By Eve M. Kahn for The New York Times
Amy Reichert, an architect and exhibitions designer in Chicago, devotes part of her time to creating custom-made limited-edition Judaica, a challenge that requires adapting ancient synagogue fittings to modern clients’ needs, and then explaining them to craft artists who may never have attended a Seder. She has turned floating brass flowers into menorahs, has decorated silver Sabbath goblets with pearls and has had elm Seder plates carved to resemble desert dunes.
In an interview from her home in Evanston, Ill., Ms. Reichert, 54, talked about how she balances scholarship with experimentation and playfulness. (This interview has been edited and condensed.)
Q. What kind of Judaica were you surrounded by when you were growing up?

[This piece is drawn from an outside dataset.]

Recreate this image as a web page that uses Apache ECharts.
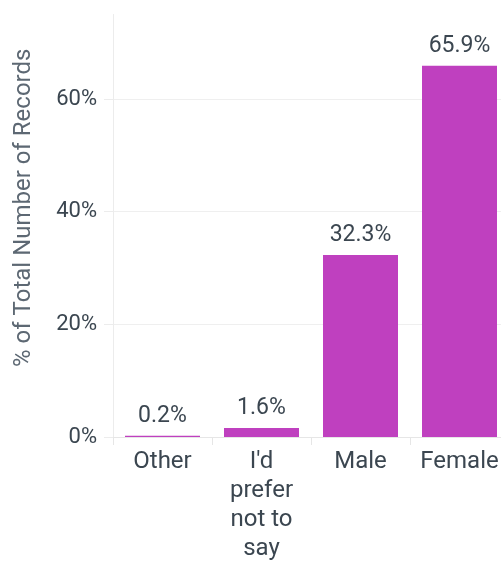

A. I grew up in Parsippany, N.J., one of those suburbs that had been farmland and then was developed in the ‘60s, so that it didn’t even have old trees. The Conservative synagogue we went to a few times a year, a lonely little building, didn’t even have pretensions to being an interesting design. If anything, it was a kind of reverse inspiration for my career. My father was a doctor, a tinkerer with a very artistic side, and my mother was from Hungary; her family had fled before World War II on one of the last boats out of Genoa. There weren’t a lot of heirlooms around, but we did have a 1950s dark green glazed menorah from Israel that I’m fond of.
So how did you start designing Judaica?
My husband, Sam Fleischacker, is a philosophy professor. We’re part of a Modern Orthodox community, and when we were living in Scotland in the mid-1990s I submitted a Seder plate design to the Spertus Institute competition. It ended up winning second prize, but I’d started working on it figuring, worse comes to worst, we’ll have a really beautiful Seder plate for the rest of our lives.
I started learning then about all the layers of symbolism and materials, the commentaries and interpretations of legal documents, that can go into a piece of Judaica. I realized that this is a really rich program for a designer. It’s endlessly fascinating to excavate how the words can be translated to determine what something should look like and feel like.
The Torah is very specific about materials and measurements, right?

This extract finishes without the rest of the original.